* _What is required_:
Return the whole listing, keeping every character the same.

* _Source material_:
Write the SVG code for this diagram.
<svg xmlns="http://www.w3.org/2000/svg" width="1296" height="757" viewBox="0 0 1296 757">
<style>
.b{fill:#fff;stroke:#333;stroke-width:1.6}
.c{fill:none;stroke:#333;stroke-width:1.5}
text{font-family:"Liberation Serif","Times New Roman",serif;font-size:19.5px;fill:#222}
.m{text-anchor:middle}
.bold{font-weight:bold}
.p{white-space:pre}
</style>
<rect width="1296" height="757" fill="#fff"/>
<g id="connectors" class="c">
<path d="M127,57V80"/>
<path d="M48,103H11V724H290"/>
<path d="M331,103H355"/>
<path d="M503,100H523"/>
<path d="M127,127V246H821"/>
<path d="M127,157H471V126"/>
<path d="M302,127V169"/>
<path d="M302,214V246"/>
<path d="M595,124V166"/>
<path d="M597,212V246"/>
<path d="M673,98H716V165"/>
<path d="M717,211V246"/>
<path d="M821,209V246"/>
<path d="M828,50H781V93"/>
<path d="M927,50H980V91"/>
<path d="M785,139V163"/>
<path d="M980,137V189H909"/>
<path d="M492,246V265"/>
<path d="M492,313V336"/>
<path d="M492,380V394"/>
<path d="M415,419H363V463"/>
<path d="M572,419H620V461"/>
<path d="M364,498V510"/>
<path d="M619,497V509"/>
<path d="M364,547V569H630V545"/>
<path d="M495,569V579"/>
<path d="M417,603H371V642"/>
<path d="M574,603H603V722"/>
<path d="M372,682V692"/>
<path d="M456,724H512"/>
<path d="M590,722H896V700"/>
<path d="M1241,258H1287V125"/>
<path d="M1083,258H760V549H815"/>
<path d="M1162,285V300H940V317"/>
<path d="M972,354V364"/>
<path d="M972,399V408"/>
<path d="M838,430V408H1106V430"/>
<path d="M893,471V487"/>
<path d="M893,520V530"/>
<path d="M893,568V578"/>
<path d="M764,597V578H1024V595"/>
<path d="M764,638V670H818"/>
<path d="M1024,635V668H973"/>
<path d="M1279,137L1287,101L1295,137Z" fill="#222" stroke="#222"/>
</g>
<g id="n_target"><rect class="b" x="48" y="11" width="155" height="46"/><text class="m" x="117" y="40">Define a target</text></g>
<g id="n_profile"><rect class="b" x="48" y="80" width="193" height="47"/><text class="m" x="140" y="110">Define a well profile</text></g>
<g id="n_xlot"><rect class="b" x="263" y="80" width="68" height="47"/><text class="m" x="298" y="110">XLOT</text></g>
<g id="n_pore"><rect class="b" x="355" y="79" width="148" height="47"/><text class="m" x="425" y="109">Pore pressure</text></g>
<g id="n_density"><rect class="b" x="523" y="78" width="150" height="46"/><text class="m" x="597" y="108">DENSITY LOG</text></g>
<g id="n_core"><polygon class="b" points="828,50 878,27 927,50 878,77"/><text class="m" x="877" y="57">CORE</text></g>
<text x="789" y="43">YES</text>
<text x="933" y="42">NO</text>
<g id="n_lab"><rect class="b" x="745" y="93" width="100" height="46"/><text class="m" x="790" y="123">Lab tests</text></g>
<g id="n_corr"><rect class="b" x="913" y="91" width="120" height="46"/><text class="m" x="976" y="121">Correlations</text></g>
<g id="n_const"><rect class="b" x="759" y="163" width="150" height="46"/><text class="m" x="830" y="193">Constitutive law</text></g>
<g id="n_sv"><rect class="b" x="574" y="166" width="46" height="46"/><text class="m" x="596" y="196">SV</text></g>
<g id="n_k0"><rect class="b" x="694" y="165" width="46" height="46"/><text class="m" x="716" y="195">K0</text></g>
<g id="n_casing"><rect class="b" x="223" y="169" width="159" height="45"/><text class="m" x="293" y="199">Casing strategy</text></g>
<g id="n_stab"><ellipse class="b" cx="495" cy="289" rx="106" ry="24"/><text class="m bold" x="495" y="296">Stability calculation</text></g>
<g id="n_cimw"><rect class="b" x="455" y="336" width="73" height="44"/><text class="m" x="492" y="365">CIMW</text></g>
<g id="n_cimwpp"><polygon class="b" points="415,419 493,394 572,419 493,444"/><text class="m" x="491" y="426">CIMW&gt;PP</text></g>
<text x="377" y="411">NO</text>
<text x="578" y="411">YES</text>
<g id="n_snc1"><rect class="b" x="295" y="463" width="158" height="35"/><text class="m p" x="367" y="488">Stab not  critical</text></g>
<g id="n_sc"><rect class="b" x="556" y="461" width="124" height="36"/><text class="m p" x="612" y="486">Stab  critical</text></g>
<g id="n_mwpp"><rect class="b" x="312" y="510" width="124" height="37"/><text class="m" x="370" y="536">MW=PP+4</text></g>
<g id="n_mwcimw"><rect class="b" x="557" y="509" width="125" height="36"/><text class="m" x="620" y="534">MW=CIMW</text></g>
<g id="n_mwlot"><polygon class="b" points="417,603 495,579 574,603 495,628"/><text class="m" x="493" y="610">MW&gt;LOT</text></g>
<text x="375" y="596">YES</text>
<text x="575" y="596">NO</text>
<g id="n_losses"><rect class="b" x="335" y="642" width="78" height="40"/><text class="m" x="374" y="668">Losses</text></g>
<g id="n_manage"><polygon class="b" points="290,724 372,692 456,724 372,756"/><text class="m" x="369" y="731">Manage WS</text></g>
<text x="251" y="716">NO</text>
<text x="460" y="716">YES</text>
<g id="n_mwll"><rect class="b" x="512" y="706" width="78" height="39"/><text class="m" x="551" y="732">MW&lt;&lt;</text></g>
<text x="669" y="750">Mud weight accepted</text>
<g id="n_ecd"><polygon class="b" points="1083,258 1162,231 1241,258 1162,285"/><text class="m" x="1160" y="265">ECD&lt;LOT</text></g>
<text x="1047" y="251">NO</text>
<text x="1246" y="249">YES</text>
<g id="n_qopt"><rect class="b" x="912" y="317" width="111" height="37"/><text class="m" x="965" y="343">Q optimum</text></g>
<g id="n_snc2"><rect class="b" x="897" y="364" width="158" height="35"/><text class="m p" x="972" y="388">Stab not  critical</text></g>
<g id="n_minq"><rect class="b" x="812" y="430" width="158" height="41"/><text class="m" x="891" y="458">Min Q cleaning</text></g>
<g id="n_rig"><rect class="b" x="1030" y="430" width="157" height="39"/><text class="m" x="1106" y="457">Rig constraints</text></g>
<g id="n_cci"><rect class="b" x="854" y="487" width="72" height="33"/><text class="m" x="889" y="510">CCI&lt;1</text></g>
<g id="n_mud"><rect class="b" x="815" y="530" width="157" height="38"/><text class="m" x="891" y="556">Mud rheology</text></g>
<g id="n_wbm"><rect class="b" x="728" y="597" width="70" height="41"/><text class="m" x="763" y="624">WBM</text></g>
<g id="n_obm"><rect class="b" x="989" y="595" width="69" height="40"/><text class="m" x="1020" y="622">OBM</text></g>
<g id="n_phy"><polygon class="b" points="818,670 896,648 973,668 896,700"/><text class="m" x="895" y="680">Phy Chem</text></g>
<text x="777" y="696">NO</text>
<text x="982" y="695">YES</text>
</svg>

* _Solved problem_:
Write the SVG code for this diagram.
<svg xmlns="http://www.w3.org/2000/svg" width="1296" height="757" viewBox="0 0 1296 757">
<style>
.b{fill:#fff;stroke:#333;stroke-width:1.6}
.c{fill:none;stroke:#333;stroke-width:1.5}
text{font-family:"Liberation Serif","Times New Roman",serif;font-size:19.5px;fill:#222}
.m{text-anchor:middle}
.bold{font-weight:bold}
.p{white-space:pre}
</style>
<rect width="1296" height="757" fill="#fff"/>
<g id="connectors" class="c">
<path d="M127,57V80"/>
<path d="M48,103H11V724H290"/>
<path d="M331,103H355"/>
<path d="M503,100H523"/>
<path d="M127,127V246H821"/>
<path d="M127,157H471V126"/>
<path d="M302,127V169"/>
<path d="M302,214V246"/>
<path d="M595,124V166"/>
<path d="M597,212V246"/>
<path d="M673,98H716V165"/>
<path d="M717,211V246"/>
<path d="M821,209V246"/>
<path d="M828,50H781V93"/>
<path d="M927,50H980V91"/>
<path d="M785,139V163"/>
<path d="M980,137V189H909"/>
<path d="M492,246V265"/>
<path d="M492,313V336"/>
<path d="M492,380V394"/>
<path d="M415,419H363V463"/>
<path d="M572,419H620V461"/>
<path d="M364,498V510"/>
<path d="M619,497V509"/>
<path d="M364,547V569H630V545"/>
<path d="M495,569V579"/>
<path d="M417,603H371V642"/>
<path d="M574,603H603V722"/>
<path d="M372,682V692"/>
<path d="M456,724H512"/>
<path d="M590,722H896V700"/>
<path d="M1241,258H1287V125"/>
<path d="M1083,258H760V549H815"/>
<path d="M1162,285V300H940V317"/>
<path d="M972,354V364"/>
<path d="M972,399V408"/>
<path d="M838,430V408H1106V430"/>
<path d="M893,471V487"/>
<path d="M893,520V530"/>
<path d="M893,568V578"/>
<path d="M764,597V578H1024V595"/>
<path d="M764,638V670H818"/>
<path d="M1024,635V668H973"/>
<path d="M1279,137L1287,101L1295,137Z" fill="#222" stroke="#222"/>
</g>
<g id="n_target"><rect class="b" x="48" y="11" width="155" height="46"/><text class="m" x="117" y="40">Define a target</text></g>
<g id="n_profile"><rect class="b" x="48" y="80" width="193" height="47"/><text class="m" x="140" y="110">Define a well profile</text></g>
<g id="n_xlot"><rect class="b" x="263" y="80" width="68" height="47"/><text class="m" x="298" y="110">XLOT</text></g>
<g id="n_pore"><rect class="b" x="355" y="79" width="148" height="47"/><text class="m" x="425" y="109">Pore pressure</text></g>
<g id="n_density"><rect class="b" x="523" y="78" width="150" height="46"/><text class="m" x="597" y="108">DENSITY LOG</text></g>
<g id="n_core"><polygon class="b" points="828,50 878,27 927,50 878,77"/><text class="m" x="877" y="57">CORE</text></g>
<text x="789" y="43">YES</text>
<text x="933" y="42">NO</text>
<g id="n_lab"><rect class="b" x="745" y="93" width="100" height="46"/><text class="m" x="790" y="123">Lab tests</text></g>
<g id="n_corr"><rect class="b" x="913" y="91" width="120" height="46"/><text class="m" x="976" y="121">Correlations</text></g>
<g id="n_const"><rect class="b" x="759" y="163" width="150" height="46"/><text class="m" x="830" y="193">Constitutive law</text></g>
<g id="n_sv"><rect class="b" x="574" y="166" width="46" height="46"/><text class="m" x="596" y="196">SV</text></g>
<g id="n_k0"><rect class="b" x="694" y="165" width="46" height="46"/><text class="m" x="716" y="195">K0</text></g>
<g id="n_casing"><rect class="b" x="223" y="169" width="159" height="45"/><text class="m" x="293" y="199">Casing strategy</text></g>
<g id="n_stab"><ellipse class="b" cx="495" cy="289" rx="106" ry="24"/><text class="m bold" x="495" y="296">Stability calculation</text></g>
<g id="n_cimw"><rect class="b" x="455" y="336" width="73" height="44"/><text class="m" x="492" y="365">CIMW</text></g>
<g id="n_cimwpp"><polygon class="b" points="415,419 493,394 572,419 493,444"/><text class="m" x="491" y="426">CIMW&gt;PP</text></g>
<text x="377" y="411">NO</text>
<text x="578" y="411">YES</text>
<g id="n_snc1"><rect class="b" x="295" y="463" width="158" height="35"/><text class="m p" x="367" y="488">Stab not  critical</text></g>
<g id="n_sc"><rect class="b" x="556" y="461" width="124" height="36"/><text class="m p" x="612" y="486">Stab  critical</text></g>
<g id="n_mwpp"><rect class="b" x="312" y="510" width="124" height="37"/><text class="m" x="370" y="536">MW=PP+4</text></g>
<g id="n_mwcimw"><rect class="b" x="557" y="509" width="125" height="36"/><text class="m" x="620" y="534">MW=CIMW</text></g>
<g id="n_mwlot"><polygon class="b" points="417,603 495,579 574,603 495,628"/><text class="m" x="493" y="610">MW&gt;LOT</text></g>
<text x="375" y="596">YES</text>
<text x="575" y="596">NO</text>
<g id="n_losses"><rect class="b" x="335" y="642" width="78" height="40"/><text class="m" x="374" y="668">Losses</text></g>
<g id="n_manage"><polygon class="b" points="290,724 372,692 456,724 372,756"/><text class="m" x="369" y="731">Manage WS</text></g>
<text x="251" y="716">NO</text>
<text x="460" y="716">YES</text>
<g id="n_mwll"><rect class="b" x="512" y="706" width="78" height="39"/><text class="m" x="551" y="732">MW&lt;&lt;</text></g>
<text x="669" y="750">Mud weight accepted</text>
<g id="n_ecd"><polygon class="b" points="1083,258 1162,231 1241,258 1162,285"/><text class="m" x="1160" y="265">ECD&lt;LOT</text></g>
<text x="1047" y="251">NO</text>
<text x="1246" y="249">YES</text>
<g id="n_qopt"><rect class="b" x="912" y="317" width="111" height="37"/><text class="m" x="965" y="343">Q optimum</text></g>
<g id="n_snc2"><rect class="b" x="897" y="364" width="158" height="35"/><text class="m p" x="972" y="388">Stab not  critical</text></g>
<g id="n_minq"><rect class="b" x="812" y="430" width="158" height="41"/><text class="m" x="891" y="458">Min Q cleaning</text></g>
<g id="n_rig"><rect class="b" x="1030" y="430" width="157" height="39"/><text class="m" x="1106" y="457">Rig constraints</text></g>
<g id="n_cci"><rect class="b" x="854" y="487" width="72" height="33"/><text class="m" x="889" y="510">CCI&lt;1</text></g>
<g id="n_mud"><rect class="b" x="815" y="530" width="157" height="38"/><text class="m" x="891" y="556">Mud rheology</text></g>
<g id="n_wbm"><rect class="b" x="728" y="597" width="70" height="41"/><text class="m" x="763" y="624">WBM</text></g>
<g id="n_obm"><rect class="b" x="989" y="595" width="69" height="40"/><text class="m" x="1020" y="622">OBM</text></g>
<g id="n_phy"><polygon class="b" points="818,670 896,648 973,668 896,700"/><text class="m" x="895" y="680">Phy Chem</text></g>
<text x="777" y="696">NO</text>
<text x="982" y="695">YES</text>
</svg>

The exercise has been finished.